Code that draws figures
+-------+

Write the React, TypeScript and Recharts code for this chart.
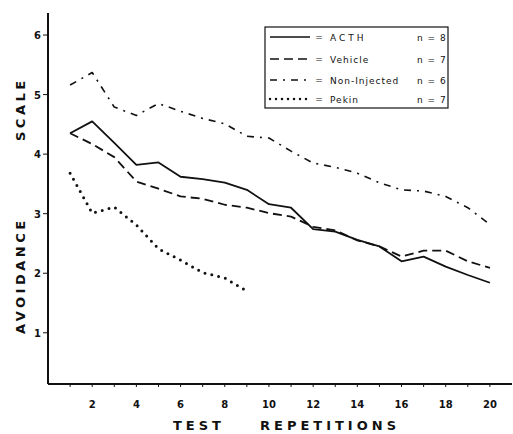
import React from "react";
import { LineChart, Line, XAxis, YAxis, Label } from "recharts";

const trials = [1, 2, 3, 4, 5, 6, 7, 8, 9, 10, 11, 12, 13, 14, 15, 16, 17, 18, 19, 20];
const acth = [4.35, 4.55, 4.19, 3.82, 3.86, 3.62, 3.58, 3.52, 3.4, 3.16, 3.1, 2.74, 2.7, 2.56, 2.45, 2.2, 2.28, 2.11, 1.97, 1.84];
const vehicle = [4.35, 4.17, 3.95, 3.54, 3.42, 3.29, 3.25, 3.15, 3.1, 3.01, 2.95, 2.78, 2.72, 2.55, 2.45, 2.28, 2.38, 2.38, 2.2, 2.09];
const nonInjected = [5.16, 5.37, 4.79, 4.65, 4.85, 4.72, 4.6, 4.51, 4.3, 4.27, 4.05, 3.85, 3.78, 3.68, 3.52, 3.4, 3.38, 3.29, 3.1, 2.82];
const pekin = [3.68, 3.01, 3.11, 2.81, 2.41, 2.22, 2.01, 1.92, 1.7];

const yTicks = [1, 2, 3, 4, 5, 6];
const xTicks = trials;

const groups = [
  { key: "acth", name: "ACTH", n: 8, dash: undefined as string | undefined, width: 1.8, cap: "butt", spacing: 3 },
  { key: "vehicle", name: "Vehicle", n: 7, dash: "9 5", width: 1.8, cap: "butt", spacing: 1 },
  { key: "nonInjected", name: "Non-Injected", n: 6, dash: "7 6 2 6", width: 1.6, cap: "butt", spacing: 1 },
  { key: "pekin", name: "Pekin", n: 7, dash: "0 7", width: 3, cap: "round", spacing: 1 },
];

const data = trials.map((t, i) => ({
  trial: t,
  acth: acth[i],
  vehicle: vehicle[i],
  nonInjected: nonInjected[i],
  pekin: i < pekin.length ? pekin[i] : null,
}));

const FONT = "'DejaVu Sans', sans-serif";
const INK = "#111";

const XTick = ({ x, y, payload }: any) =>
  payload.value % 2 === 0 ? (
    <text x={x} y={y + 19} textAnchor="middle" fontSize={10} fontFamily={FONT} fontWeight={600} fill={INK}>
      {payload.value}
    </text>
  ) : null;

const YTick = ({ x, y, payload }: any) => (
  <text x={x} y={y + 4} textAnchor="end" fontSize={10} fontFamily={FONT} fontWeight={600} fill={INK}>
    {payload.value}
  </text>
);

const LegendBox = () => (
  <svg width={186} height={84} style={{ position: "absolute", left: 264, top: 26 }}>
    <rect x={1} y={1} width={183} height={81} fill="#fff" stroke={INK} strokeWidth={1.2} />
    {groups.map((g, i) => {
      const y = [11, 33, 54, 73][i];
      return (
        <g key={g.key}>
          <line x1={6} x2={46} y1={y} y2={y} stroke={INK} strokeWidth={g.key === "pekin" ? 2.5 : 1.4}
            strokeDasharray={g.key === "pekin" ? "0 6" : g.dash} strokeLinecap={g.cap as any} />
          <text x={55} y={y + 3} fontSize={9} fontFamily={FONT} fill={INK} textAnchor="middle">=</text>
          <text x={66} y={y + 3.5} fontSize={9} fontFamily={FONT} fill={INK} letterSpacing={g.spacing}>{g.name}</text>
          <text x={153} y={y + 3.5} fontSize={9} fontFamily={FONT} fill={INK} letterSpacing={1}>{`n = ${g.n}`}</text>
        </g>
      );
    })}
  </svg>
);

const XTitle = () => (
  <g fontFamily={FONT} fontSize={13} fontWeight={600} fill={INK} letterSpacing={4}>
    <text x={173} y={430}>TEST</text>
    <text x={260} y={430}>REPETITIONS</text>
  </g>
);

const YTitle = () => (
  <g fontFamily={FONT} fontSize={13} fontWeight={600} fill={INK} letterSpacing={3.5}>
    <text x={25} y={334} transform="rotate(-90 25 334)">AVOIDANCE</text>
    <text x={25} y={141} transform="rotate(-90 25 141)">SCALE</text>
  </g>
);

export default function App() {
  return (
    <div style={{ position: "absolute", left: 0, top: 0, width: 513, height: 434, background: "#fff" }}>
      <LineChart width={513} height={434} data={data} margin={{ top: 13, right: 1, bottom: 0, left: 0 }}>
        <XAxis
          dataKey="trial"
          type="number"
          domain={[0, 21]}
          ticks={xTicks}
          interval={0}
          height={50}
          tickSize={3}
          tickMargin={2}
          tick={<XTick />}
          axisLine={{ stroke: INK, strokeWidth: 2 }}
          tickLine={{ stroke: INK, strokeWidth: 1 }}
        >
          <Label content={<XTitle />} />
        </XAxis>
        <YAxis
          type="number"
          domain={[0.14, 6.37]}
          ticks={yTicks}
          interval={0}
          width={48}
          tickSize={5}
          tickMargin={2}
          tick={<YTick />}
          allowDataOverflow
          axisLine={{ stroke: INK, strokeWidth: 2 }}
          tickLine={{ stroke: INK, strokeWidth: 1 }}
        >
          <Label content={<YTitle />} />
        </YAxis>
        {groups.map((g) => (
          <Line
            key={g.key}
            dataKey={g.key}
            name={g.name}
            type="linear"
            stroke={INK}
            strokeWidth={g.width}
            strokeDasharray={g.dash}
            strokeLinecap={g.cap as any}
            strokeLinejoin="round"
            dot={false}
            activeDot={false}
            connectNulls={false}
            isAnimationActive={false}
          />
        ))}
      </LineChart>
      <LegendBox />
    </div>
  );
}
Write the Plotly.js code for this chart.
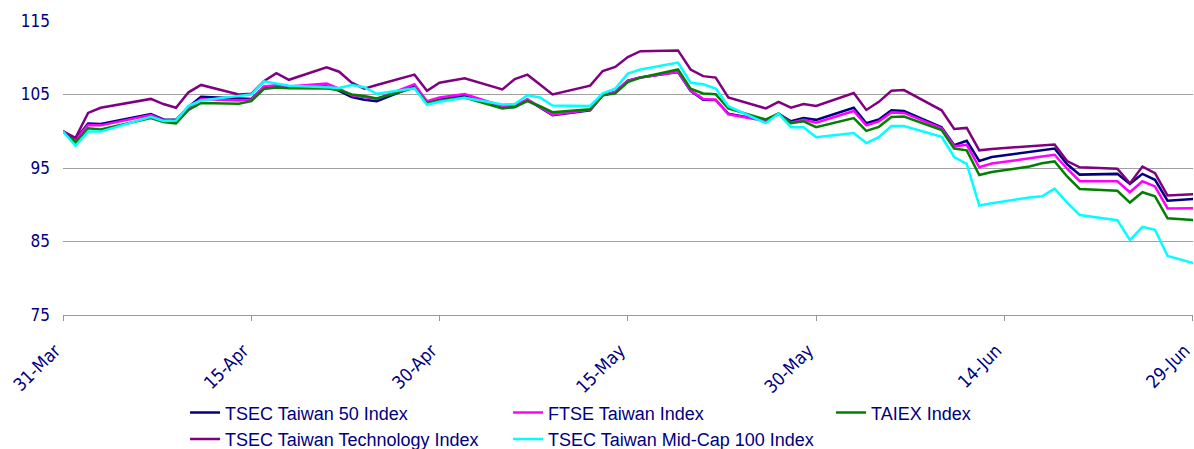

+-------+

*TASK INSTRUCTIONS*: Collect every line with the string "React" from the records, and copy each.

*RESULT FOR THIS EXERCISE*:
Write the React, TypeScript and Recharts code for this chart.
import React from "react";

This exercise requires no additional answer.